New Zealand moves to abolish gay panic defence
A bill to abolish the so-called ‘gay panic defence’ has passed its first reading in New Zealand’s parliament.
The Crimes Provocation Repeal Amendment Bill was unanimously passed on Tuesday night.
If it passes into law, the bill will remove the ability for people charged with murder to claim they were provoked.
In the gay panic defence, a person charged with murder can claim that they were driven into a state of violent temporary insanity by a sexual advance from the victim.
It is also used in domestic violence cases.
Recent cases include Ferdinand Ambach, who killed Auckland gay man Ronald Brown by showing the neck of a banjo down his throat. Ambach said he thought Brown was about to rape him.
Another was Clayton Weatherston, who stabbed his girlfriend Sophie Elliott 216 times but argued he should be charged with manslaughter rather than murder because he was provoked.
Justice minister Simon Power said allowing people to use the defence of provocation sent out the wrong message.
He said: “The defence assumes that ordinary reasonable people when confronted with severe provocation will react with a homicidal loss of self-control, when, in fact, ordinary people do not.”
“When the government is attempting to send the strong message that people must find ways other than violence to manage their anger it is inappropriate and undesirable that anger be singled out as an overriding mitigating factor that could be seen to justify conviction for manslaughter rather than murder.”

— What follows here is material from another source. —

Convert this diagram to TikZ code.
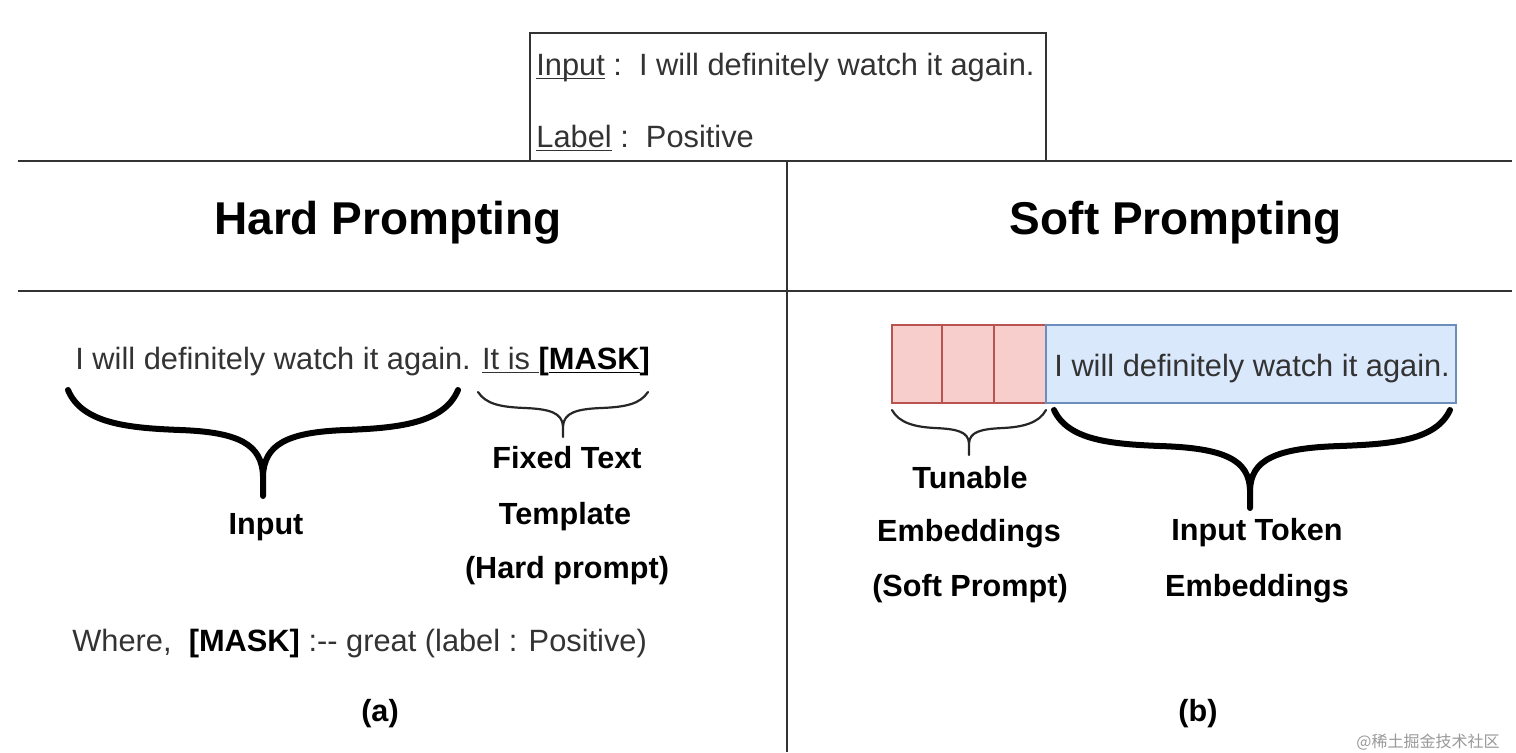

Green Party MP Kevin Hague, who is openly gay, said: “The ongoing existence of this defence is a signal that violently taking the life of a gay man is of less consequence than of taking the life of another. That is obnoxious in the extreme. It increases the actual physical danger faced by gay men, and it signals in the most graphic way possible both to gay men and to everyone else that our lives do not have the same value as the lives of others.”
The gay panic defence is most frequently used in the United States, particularly in areas where homophobia is widespread.
In the UK, it is also referred to as the ‘Portsmouth defence’ or ‘guardsman’s defence’ and if accepted it reduces the defendant’s liability to a charge of murder. Murder carries a mandatory life sentence but the sentence for manslaughter is at the judge’s discretion.
The Crown Prosecution Service states:
“The fact that the victim made a sexual advance on the defendant does not, of itself automatically provide the defendant with a defence of self-defence for the actions that take place.
“Often, the sexual advance made by the victim will not involve any physical act of touching, and the reaction of the defendant is borne out of anger rather than any real belief that they were acting to protect themselves from an assault.”